> _Problem to work on_:
Will you repeat only the lines from the one with "Generate a LaTeX" through the one with "anchor=base east] (title)", both included, leaving every picture out?
-- begin Excerpted records --
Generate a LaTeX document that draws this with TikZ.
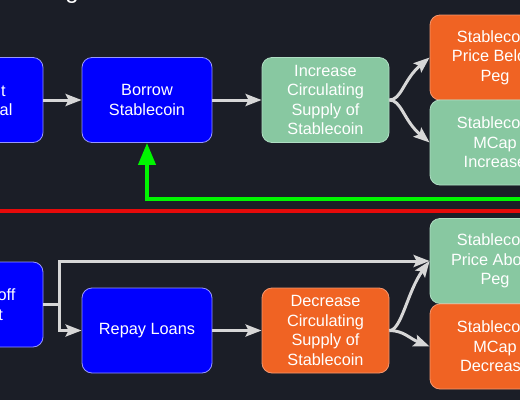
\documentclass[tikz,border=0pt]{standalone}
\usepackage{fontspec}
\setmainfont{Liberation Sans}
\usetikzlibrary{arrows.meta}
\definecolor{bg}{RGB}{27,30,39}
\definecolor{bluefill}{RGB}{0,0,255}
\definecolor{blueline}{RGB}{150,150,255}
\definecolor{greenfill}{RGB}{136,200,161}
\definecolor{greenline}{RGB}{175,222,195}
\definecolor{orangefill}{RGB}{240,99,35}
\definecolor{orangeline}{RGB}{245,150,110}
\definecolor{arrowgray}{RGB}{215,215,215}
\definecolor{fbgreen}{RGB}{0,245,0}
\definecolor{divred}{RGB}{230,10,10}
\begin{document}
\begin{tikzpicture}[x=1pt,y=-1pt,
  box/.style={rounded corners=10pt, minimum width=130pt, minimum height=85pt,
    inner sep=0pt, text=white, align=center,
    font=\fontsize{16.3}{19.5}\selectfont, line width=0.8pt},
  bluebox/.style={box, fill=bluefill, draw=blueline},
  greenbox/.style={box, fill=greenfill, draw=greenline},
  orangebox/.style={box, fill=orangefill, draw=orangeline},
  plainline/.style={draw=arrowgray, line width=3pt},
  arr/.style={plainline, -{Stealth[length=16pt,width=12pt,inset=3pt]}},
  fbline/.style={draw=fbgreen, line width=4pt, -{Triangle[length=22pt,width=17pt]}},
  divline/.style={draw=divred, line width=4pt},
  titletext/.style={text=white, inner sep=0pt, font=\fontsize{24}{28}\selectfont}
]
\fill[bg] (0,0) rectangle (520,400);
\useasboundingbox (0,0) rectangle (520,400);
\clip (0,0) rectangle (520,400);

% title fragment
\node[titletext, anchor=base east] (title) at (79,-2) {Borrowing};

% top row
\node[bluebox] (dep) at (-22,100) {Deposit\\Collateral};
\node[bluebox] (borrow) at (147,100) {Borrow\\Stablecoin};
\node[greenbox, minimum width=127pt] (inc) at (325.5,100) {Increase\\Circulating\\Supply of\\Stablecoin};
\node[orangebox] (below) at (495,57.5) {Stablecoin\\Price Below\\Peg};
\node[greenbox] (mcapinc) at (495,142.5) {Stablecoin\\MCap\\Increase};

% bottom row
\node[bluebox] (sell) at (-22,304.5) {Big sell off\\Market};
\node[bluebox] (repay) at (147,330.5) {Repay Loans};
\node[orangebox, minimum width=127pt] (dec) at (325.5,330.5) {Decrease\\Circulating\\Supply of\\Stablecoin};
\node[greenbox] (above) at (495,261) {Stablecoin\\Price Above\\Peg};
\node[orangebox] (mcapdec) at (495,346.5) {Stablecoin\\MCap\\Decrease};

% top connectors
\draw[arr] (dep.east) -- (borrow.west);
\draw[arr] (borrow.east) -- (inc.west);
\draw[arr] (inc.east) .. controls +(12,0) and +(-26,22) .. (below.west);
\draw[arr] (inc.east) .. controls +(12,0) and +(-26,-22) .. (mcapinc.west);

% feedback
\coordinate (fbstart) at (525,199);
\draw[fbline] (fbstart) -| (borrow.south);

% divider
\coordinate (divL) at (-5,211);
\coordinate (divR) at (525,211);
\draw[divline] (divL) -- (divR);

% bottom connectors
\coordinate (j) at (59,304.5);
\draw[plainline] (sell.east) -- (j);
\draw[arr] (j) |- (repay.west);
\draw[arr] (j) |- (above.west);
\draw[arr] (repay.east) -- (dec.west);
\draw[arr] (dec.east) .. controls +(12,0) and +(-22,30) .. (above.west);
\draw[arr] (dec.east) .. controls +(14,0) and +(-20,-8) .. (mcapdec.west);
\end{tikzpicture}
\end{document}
-- end Excerpted records --
-- begin Excerpted records --
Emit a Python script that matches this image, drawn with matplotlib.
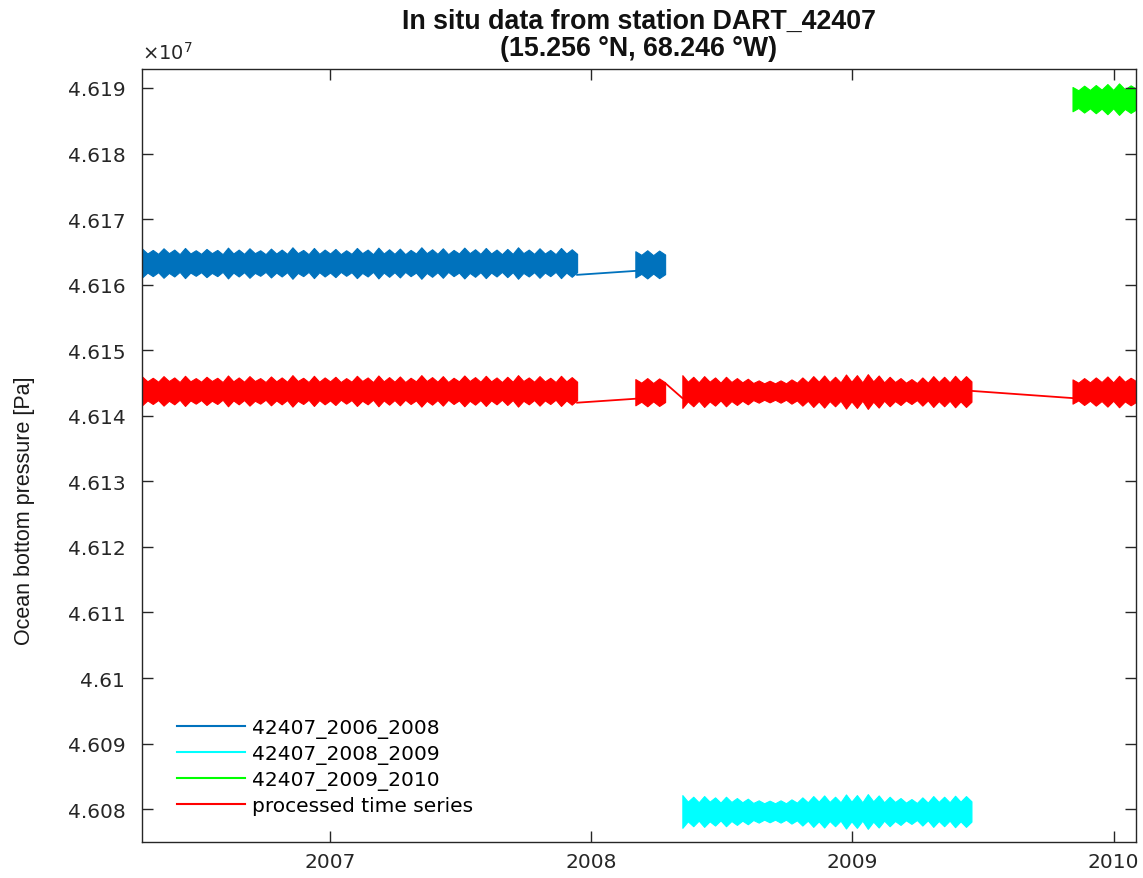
-- end Excerpted records --
-- begin Excerpted records --
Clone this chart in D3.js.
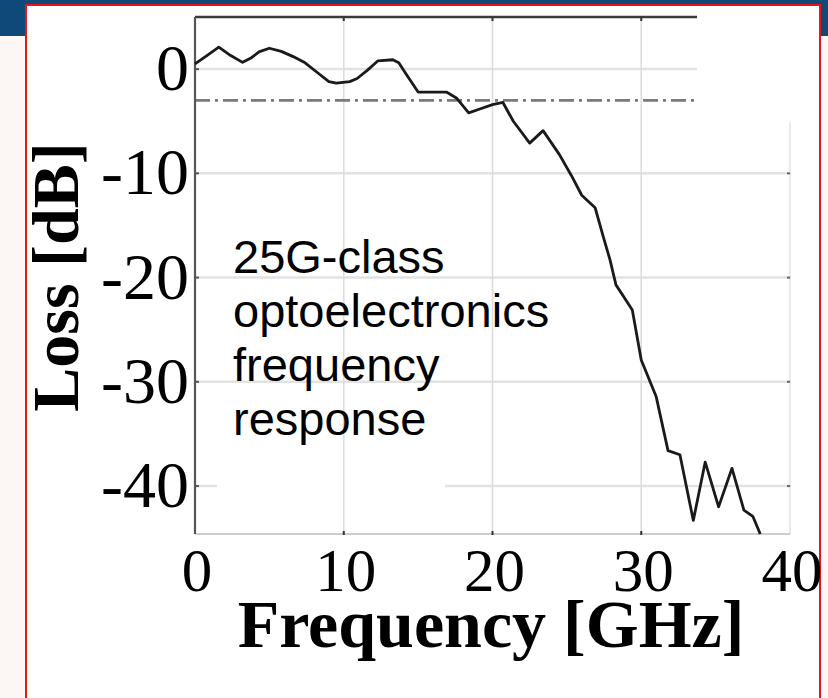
-- end Excerpted records --
> _Correct response_:
Generate a LaTeX document that draws this with TikZ.
\documentclass[tikz,border=0pt]{standalone}
\usepackage{fontspec}
\setmainfont{Liberation Sans}
\usetikzlibrary{arrows.meta}
\definecolor{bg}{RGB}{27,30,39}
\definecolor{bluefill}{RGB}{0,0,255}
\definecolor{blueline}{RGB}{150,150,255}
\definecolor{greenfill}{RGB}{136,200,161}
\definecolor{greenline}{RGB}{175,222,195}
\definecolor{orangefill}{RGB}{240,99,35}
\definecolor{orangeline}{RGB}{245,150,110}
\definecolor{arrowgray}{RGB}{215,215,215}
\definecolor{fbgreen}{RGB}{0,245,0}
\definecolor{divred}{RGB}{230,10,10}
\begin{document}
\begin{tikzpicture}[x=1pt,y=-1pt,
  box/.style={rounded corners=10pt, minimum width=130pt, minimum height=85pt,
    inner sep=0pt, text=white, align=center,
    font=\fontsize{16.3}{19.5}\selectfont, line width=0.8pt},
  bluebox/.style={box, fill=bluefill, draw=blueline},
  greenbox/.style={box, fill=greenfill, draw=greenline},
  orangebox/.style={box, fill=orangefill, draw=orangeline},
  plainline/.style={draw=arrowgray, line width=3pt},
  arr/.style={plainline, -{Stealth[length=16pt,width=12pt,inset=3pt]}},
  fbline/.style={draw=fbgreen, line width=4pt, -{Triangle[length=22pt,width=17pt]}},
  divline/.style={draw=divred, line width=4pt},
  titletext/.style={text=white, inner sep=0pt, font=\fontsize{24}{28}\selectfont}
]
\fill[bg] (0,0) rectangle (520,400);
\useasboundingbox (0,0) rectangle (520,400);
\clip (0,0) rectangle (520,400);

% title fragment
\node[titletext, anchor=base east] (title) at (79,-2) {Borrowing};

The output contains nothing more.